Need an outlet to share all the degenerate things ive been doing
Hi! Im Kelsey and i just turned 19 about two weeks ago. I have some issues and dont really have anyone to talk to about it. My parents are very very religious and i dont know what they would do if they found out about the issues im having, so i keep it secret from everyone in my life.
I was looking online to see if i could find a place where other girls might post stories similar to mine, and i found this site. I guess this will have to do as far as getting to tell someone… anyone…. about the things i do.
I would like to call it a bad habit, but i suspect its more than likely probably an addiction by now, with how extreme it is…
So basically.. My parents and my siblings and everyone i know, assumes that im 100% a virgin, waiting till marriage, like people do when they are highly religious like my parents.. But the truth is that im not like them.. At all.. Actually, im quite the opposite. I might as well just go ahead and say it.
For about the last 4 years or so, ive been having an extreme amount of sex with an extreme amount of different men. It started midway through highschool and after that first one.. I kinda just… Went crazy with it…. And the other part of it that makes it even worse, is that all the sex ive had was unprotected. In the 4 years ive been sexually active, i have never once had protected sex.
I think ive had sex with somewhere around 80 or 90 different guys so far and not one of them ever used a condom. I mean.. Some of them tried to… But i kinda talked them out of it by telling them that im on birth control. And the truth is that ive never been on birth control.
Ive been straight up lying to every single one, telling them im on birth control so they wont use a condom and I always ask them to cum inside me. Its not that i want to get pregnant or anything, its just that the super high risk sex turns me on so so much and feels so much better. Ive even made a habit out of specifically seeking out new guys to fuck when i know im ovulating.
Basically im addicted to having random strangers cum inside me without being on birth control. Its extremely excessive too… like for example. Yesterday i had unprotected sex with two different guys a couple of hours apart from eachother. One was a guy a see semi-regularly. But the other one a few hours later was just some random guy i met at starbucks. We started talking in line and he asked me if i wanted to drink our coffee together and about an hour later, i was in the back seat of his truck, lying to him to get him to cum inside me, even though i already had some other guy cum in me about 3 or 4 hours before that.
I know its wrong and risky but i dont really want to stop my behaviors. I truly enjoy being a slut. I truly enjoy having unprotected sex with lots of random strangers all the time. I enjoy knowing that im not on birth control while they are cuming inside me. And i plan on continuing to do this..
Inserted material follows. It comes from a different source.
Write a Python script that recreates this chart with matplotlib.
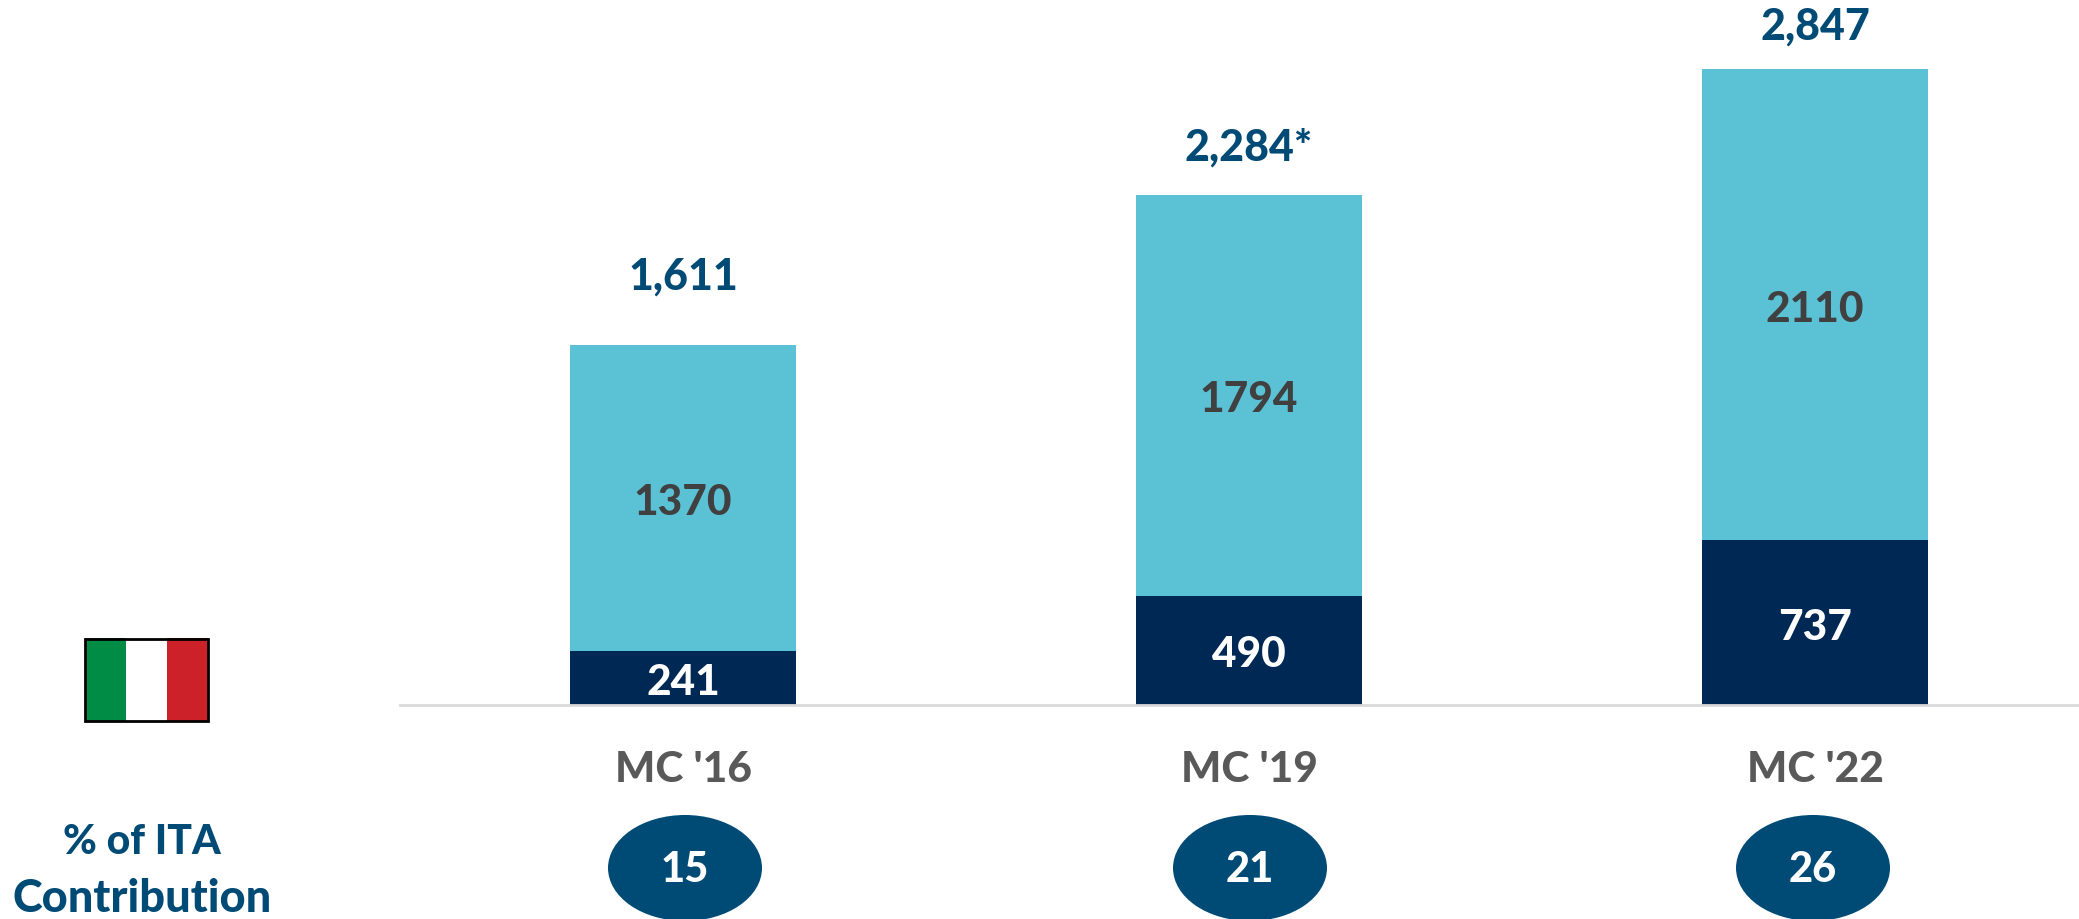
#!/usr/bin/env python
import matplotlib as mpl

mpl.use("Agg")
import matplotlib.pyplot as plt
from matplotlib.patches import Ellipse, Rectangle

plt.rcParams["font.family"] = ["Lato", "DejaVu Sans"]

categories = ["MC '16", "MC '19", "MC '22"]
ita_values = [241, 490, 737]
other_values = [1370, 1794, 2110]
total_labels = ["1,611", "2,284*", "2,847"]
pct_contribution = [15, 21, 26]

W, H = 2079, 919
BLUE = "#004A76"
WEIGHT = 900

fig = plt.figure(figsize=(W / 100, H / 100), dpi=100)

# bars axes: runs from the baseline up to the top edge of the figure
ax = fig.add_axes([400 / W, (H - 705) / H, (W - 400) / W, 705 / H])
x = list(range(len(categories)))
ax.bar(x, ita_values, width=0.4, color="#002855")
ax.bar(x, other_values, width=0.4, bottom=ita_values, color="#5BC2D6")
ax.set_xlim(-0.5, 2.466)
ax.set_ylim(0, 3155)
ax.set_yticks([])
ax.set_xticks(x)
ax.set_xticklabels(categories, fontsize=30.5, fontweight=WEIGHT, color="#595959")
ax.tick_params(axis="x", length=0, pad=33)
for side in ["top", "right", "left"]:
    ax.spines[side].set_visible(False)
ax.spines["bottom"].set_color("#D9D9D9")
ax.spines["bottom"].set_linewidth(2)

# the totals do not sit at a constant distance above the bars
total_offsets = [48, 27, 22]
label_shift = -5  # pixels, value labels sit a little under the segment centre

for i in x:
    ax.annotate(str(ita_values[i]), (i, ita_values[i] / 2), xytext=(0, label_shift),
                textcoords="offset pixels", ha="center", va="center",
                fontsize=30.5, fontweight=WEIGHT, color="white")
    ax.annotate(str(other_values[i]), (i, ita_values[i] + other_values[i] / 2), xytext=(0, label_shift),
                textcoords="offset pixels", ha="center", va="center",
                fontsize=30.5, fontweight=WEIGHT, color="#404040")
    ax.annotate(total_labels[i], (i, ita_values[i] + other_values[i]), xytext=(0, total_offsets[i]),
                textcoords="offset pixels", ha="center", va="bottom",
                fontsize=31, fontweight=WEIGHT, color=BLUE, annotation_clip=False)

# overlay in pixel coordinates for the flag, the ovals and the side label
ov = fig.add_axes([0, 0, 1, 1])
ov.set_xlim(0, W)
ov.set_ylim(H, 0)
ov.axis("off")
ov.patch.set_alpha(0)

for left, col in zip([85, 126, 167], ["#008C45", "white", "#CD212A"]):
    ov.add_patch(Rectangle((left, 638), 41, 84, facecolor=col, edgecolor="none"))
ov.add_patch(Rectangle((85, 639), 123, 82, facecolor="none", edgecolor="black", linewidth=2))

for cx, val in zip([685, 1250, 1813], pct_contribution):
    ov.add_patch(Ellipse((cx, 868), 154, 106, facecolor=BLUE, edgecolor="none"))
    ov.text(cx, 870, str(val), ha="center", va="center", fontsize=30,
            fontweight=WEIGHT, color="white")

ov.text(142, 842, "% of ITA", ha="center", va="center", fontsize=29.5, fontweight=WEIGHT, color=BLUE)
ov.text(142, 899, "Contribution", ha="center", va="center", fontsize=32.5, fontweight=WEIGHT, color=BLUE)

fig.savefig("out.png", dpi=100)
Actually i find that im regularly increasing the amount of guys i have sex with every week. I find that im lowering my standards on a regular basis and pretty much flirting with any guy who looks interested. The guy at starbucks was probably 60 years old and obviously had a wedding ring on, but i didnt care. Im pretty much willing to open my legs for anything that has a dick.
And i hear that alot of permiscuous women dont kiss all the guys they sleep with, but i do. I absolutely love kissing them. Lots of tongue. And i always always always cum so so hard when they finally finish inside of me.
Most of the guys give me their number afterwards, but i rarely call the randoms for another go… I enjoy having sex with strangers mostly. I have one or two regulars i keep around from time to time, but the vast majority of guys i have sex with are guys i have just met, have sex with once and never see again.
And i love finding more than one stranger in a single day. My record is 4 randoms in one 24 hour day. And they werent like, doing me at the same time or anything. 4 separate encounters and they all came inside me and i didnt even like, clean myself up between any of them. Its just so gratifying walking around with 4 different random strangers cum inside me. I just absolutely love being a cum slut for anyone at all who wants to cum inside me.
Something else i do alot is ill kinda randomly stick my hand down my panties and stick a finger inside myself and coat it with whoevers cum is in there, then ill stick my finger in my mouth and lick the cum off and swallow it. I do this in public alot. While im driving or in the isles of grocery stores. Its just become a habit of mine to get a taste of it to remind me that its inside me.
So i recently started picking up my nephew from his Wednesday afternoon church group and i have to sit in a long car line with all people picking up kids and for some reason ive started masturbating while in line waiting to pick him up in the church parking lot. At first i was just putting my hand down my shorts and rubbing my clit till I came, but after a few times, i changed it up. Now, when i pull into the car line, i immediately pull my shorts and panties all the way down and slip them off my feet and into the floorboard, then i spread my legs wide and finger myself hard while everyone walks around my car. Theres been once or twice when one of the church people has come up to my window to chat with me and ill sit there and discretely finger myself while im talking to them. Then ill put my bottoms back on when i finally get close to the pick up area.
Im also guilty of fucking guys that i probably shouldn’t be fucking… my best friend’s father… my best friend’s brother… My sisters boyfriend… my sisters boyfriend’s brother… my sister’s boyfriend’s father.
Yeah, do see now what i mean when i say its extreme… its pretty much any willing dick will go inside me and blow their load. And i absolutely love it. Im sure ill eventually get caught.. but oh well.